[Begin Dataset content]
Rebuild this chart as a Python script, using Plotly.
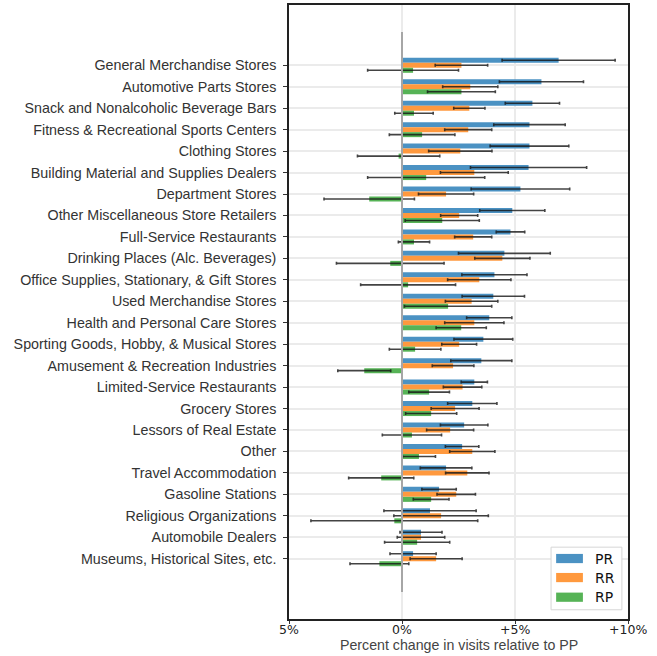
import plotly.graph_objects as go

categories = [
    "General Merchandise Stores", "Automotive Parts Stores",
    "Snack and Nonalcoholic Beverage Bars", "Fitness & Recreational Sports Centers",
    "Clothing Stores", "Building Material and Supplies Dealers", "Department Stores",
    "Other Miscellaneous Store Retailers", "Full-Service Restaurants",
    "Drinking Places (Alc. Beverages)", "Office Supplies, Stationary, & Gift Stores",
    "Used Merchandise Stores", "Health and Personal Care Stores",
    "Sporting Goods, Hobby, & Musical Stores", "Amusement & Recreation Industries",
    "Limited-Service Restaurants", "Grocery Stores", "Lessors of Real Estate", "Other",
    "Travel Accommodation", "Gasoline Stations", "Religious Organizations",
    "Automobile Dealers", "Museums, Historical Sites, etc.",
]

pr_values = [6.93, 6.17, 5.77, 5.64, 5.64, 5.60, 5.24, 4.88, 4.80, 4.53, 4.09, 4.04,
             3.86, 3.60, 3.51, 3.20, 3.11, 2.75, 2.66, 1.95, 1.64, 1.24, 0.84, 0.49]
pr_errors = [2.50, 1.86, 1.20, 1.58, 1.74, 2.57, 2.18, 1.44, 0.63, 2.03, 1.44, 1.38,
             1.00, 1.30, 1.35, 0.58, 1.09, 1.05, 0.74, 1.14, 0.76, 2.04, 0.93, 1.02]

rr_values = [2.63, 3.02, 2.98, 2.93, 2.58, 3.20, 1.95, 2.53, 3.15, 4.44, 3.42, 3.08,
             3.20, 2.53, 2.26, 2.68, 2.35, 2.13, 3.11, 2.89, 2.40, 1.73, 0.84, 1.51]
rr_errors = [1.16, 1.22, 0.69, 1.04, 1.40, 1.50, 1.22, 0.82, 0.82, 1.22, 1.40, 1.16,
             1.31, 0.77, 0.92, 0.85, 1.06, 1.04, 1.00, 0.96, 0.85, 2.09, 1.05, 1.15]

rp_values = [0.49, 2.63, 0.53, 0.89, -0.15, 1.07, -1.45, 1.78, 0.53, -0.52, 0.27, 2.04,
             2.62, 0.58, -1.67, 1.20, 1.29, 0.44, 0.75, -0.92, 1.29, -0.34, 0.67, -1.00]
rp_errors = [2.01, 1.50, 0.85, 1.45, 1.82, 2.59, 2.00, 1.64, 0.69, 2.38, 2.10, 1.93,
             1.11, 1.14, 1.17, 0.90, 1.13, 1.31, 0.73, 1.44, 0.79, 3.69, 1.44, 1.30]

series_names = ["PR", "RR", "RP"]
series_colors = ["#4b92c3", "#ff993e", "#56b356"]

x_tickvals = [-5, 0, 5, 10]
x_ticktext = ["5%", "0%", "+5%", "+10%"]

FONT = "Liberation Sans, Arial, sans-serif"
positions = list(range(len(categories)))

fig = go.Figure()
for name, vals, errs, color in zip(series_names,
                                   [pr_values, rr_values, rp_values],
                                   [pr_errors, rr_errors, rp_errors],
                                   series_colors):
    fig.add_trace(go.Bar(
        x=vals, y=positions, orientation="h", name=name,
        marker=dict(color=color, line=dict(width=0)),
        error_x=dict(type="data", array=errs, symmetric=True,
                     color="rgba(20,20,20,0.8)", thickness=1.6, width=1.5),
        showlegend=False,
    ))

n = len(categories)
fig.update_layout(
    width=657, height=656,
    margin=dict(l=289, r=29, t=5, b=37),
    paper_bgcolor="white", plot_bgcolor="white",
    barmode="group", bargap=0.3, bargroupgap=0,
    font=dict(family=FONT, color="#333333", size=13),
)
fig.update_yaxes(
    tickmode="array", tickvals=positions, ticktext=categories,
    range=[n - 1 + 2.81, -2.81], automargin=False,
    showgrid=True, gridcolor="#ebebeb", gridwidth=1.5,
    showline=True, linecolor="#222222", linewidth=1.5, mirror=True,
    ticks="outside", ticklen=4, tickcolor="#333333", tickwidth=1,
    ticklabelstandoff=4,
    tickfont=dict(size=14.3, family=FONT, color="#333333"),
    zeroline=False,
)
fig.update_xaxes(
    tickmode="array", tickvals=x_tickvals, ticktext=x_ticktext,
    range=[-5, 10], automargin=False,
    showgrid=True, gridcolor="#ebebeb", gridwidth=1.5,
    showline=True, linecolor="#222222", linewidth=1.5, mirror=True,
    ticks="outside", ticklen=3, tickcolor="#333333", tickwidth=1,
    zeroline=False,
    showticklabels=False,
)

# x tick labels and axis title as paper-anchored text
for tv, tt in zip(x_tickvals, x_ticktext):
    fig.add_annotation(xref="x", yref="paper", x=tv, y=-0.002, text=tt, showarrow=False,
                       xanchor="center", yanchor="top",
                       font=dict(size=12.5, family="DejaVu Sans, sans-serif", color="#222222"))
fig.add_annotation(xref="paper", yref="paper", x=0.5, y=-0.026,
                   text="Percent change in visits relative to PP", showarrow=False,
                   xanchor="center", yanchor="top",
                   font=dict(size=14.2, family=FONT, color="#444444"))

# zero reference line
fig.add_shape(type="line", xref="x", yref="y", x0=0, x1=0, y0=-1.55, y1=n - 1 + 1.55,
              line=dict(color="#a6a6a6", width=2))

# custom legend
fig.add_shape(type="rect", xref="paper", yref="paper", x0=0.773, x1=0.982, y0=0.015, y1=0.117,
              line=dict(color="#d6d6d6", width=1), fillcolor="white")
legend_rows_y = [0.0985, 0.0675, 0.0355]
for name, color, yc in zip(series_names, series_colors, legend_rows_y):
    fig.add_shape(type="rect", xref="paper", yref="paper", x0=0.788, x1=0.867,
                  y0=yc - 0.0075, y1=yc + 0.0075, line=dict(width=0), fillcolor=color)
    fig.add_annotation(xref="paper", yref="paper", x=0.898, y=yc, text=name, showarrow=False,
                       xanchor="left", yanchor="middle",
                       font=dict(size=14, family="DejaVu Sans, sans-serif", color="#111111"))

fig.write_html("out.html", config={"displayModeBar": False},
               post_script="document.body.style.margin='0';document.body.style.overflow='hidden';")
[End Dataset content]
▶ What you are asked to do:
Go from the first line of the listing to the line holding "3.69, 1.44, 1.30]" and, please, transcribe those lines exactly, both included, with no pictures.

▶ Output:
Rebuild this chart as a Python script, using Plotly.
import plotly.graph_objects as go

categories = [
    "General Merchandise Stores", "Automotive Parts Stores",
    "Snack and Nonalcoholic Beverage Bars", "Fitness & Recreational Sports Centers",
    "Clothing Stores", "Building Material and Supplies Dealers", "Department Stores",
    "Other Miscellaneous Store Retailers", "Full-Service Restaurants",
    "Drinking Places (Alc. Beverages)", "Office Supplies, Stationary, & Gift Stores",
    "Used Merchandise Stores", "Health and Personal Care Stores",
    "Sporting Goods, Hobby, & Musical Stores", "Amusement & Recreation Industries",
    "Limited-Service Restaurants", "Grocery Stores", "Lessors of Real Estate", "Other",
    "Travel Accommodation", "Gasoline Stations", "Religious Organizations",
    "Automobile Dealers", "Museums, Historical Sites, etc.",
]

pr_values = [6.93, 6.17, 5.77, 5.64, 5.64, 5.60, 5.24, 4.88, 4.80, 4.53, 4.09, 4.04,
             3.86, 3.60, 3.51, 3.20, 3.11, 2.75, 2.66, 1.95, 1.64, 1.24, 0.84, 0.49]
pr_errors = [2.50, 1.86, 1.20, 1.58, 1.74, 2.57, 2.18, 1.44, 0.63, 2.03, 1.44, 1.38,
             1.00, 1.30, 1.35, 0.58, 1.09, 1.05, 0.74, 1.14, 0.76, 2.04, 0.93, 1.02]

rr_values = [2.63, 3.02, 2.98, 2.93, 2.58, 3.20, 1.95, 2.53, 3.15, 4.44, 3.42, 3.08,
             3.20, 2.53, 2.26, 2.68, 2.35, 2.13, 3.11, 2.89, 2.40, 1.73, 0.84, 1.51]
rr_errors = [1.16, 1.22, 0.69, 1.04, 1.40, 1.50, 1.22, 0.82, 0.82, 1.22, 1.40, 1.16,
             1.31, 0.77, 0.92, 0.85, 1.06, 1.04, 1.00, 0.96, 0.85, 2.09, 1.05, 1.15]

rp_values = [0.49, 2.63, 0.53, 0.89, -0.15, 1.07, -1.45, 1.78, 0.53, -0.52, 0.27, 2.04,
             2.62, 0.58, -1.67, 1.20, 1.29, 0.44, 0.75, -0.92, 1.29, -0.34, 0.67, -1.00]
rp_errors = [2.01, 1.50, 0.85, 1.45, 1.82, 2.59, 2.00, 1.64, 0.69, 2.38, 2.10, 1.93,
             1.11, 1.14, 1.17, 0.90, 1.13, 1.31, 0.73, 1.44, 0.79, 3.69, 1.44, 1.30]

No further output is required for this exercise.